I am having an issue grasping the concepts on how to apply independent experiments to this problem. I know that our set that we look at is $50 \leq x \leq 60$ but not sure how to approach this other than that. Since they are independent we can split up the and statements $P(AB) = P(A)P(B)$ is it like $P(e^{−0.003})P(e^{−0.005x})$ but how would I plug in the hours?
Transistors are purchased from two independent sources $A$ and $B$. The probability that one purchased from $A$ will not fail prior to $x$ hours of operation is $e^{−0.003}$, and the probability that one purchased from B will not fail prior to $x$ hours is a $e^{−0.005}$. Given that a transistor was observed to fail after between $50$ to $60$ hours of operations, what is the probability that it was purchased from $A$?
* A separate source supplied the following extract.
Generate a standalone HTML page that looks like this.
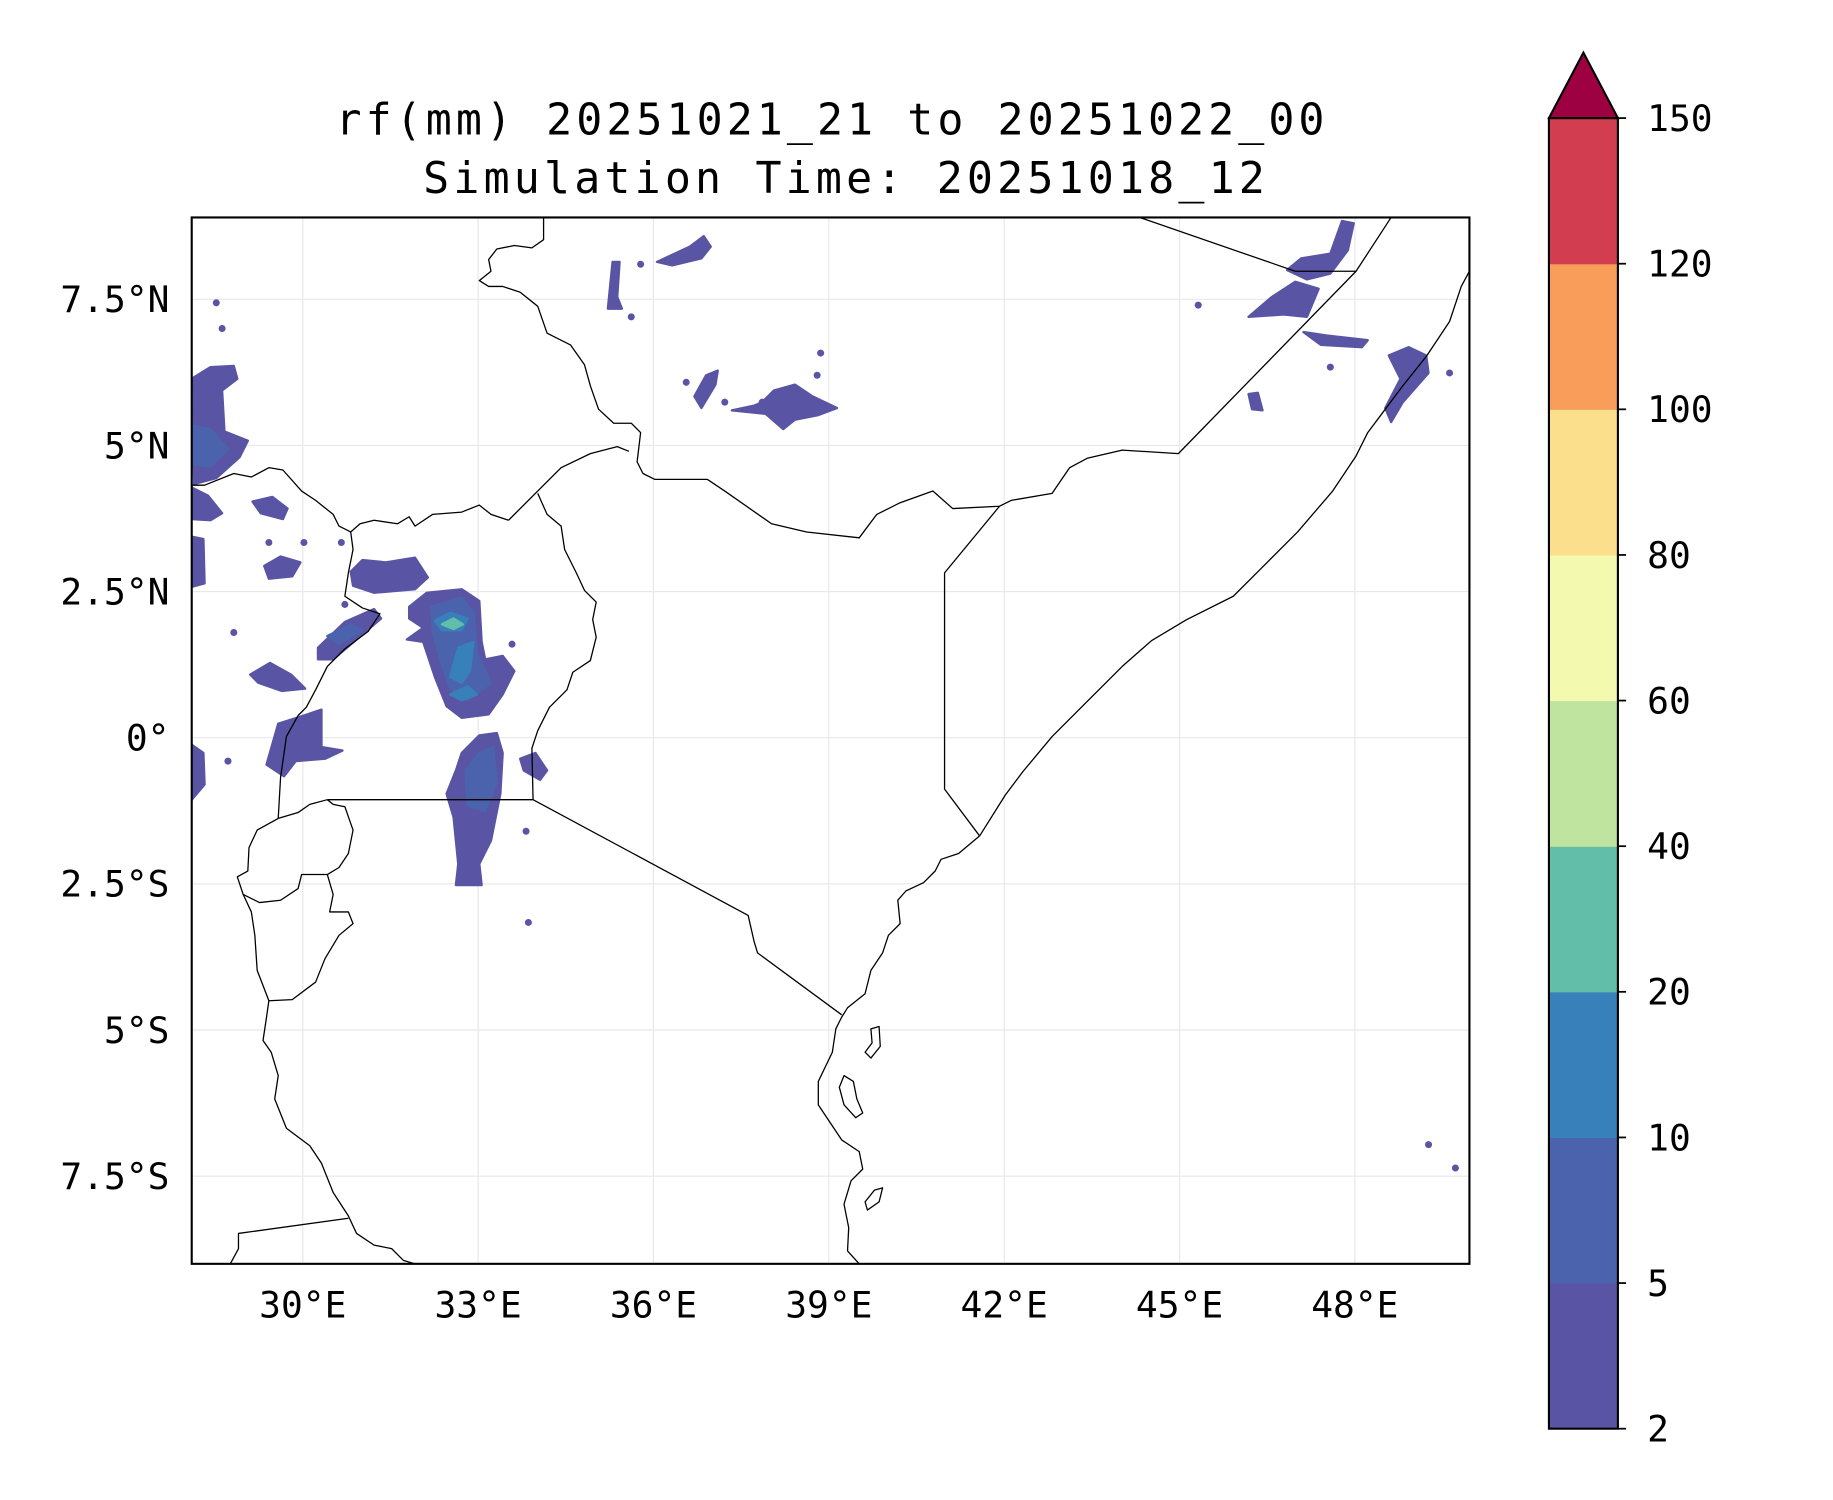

You want $\mathsf P(A \mid F)$, where $F$ is the event that the resistor failed in the interval, $A,B$ the events that the resistor is from the relevant source. [Note: that the sources are independent does not mean that the events of a resistor coming from a sources are.]
We have been given the CDF for each source and interval $50<x\leqslant 60$, so assuming there was equal (prior)probability of being from each source, this tells us, since $\mathsf P(X\leqslant x;\lambda)$ $=$ $1-e^{-\lambda x}\mathbf 1_{x\in[0;1)}$, that:
$$\mathsf P(A)=\mathsf P(B)=\tfrac 12\\\mathsf P(F\mid A) = -(e^{-0.003\times 60}-e^{-0.003\times 50})\\\mathsf P(F\mid B) = -(e^{-0.005\times 60}-e^{-0.005\times 50})\\\mathsf P(F)=\mathsf P(F\mid A)\mathsf P(A)+\mathsf P(F\mid B)\mathsf P(B)$$
The rest is just an application of Bayes' Rule.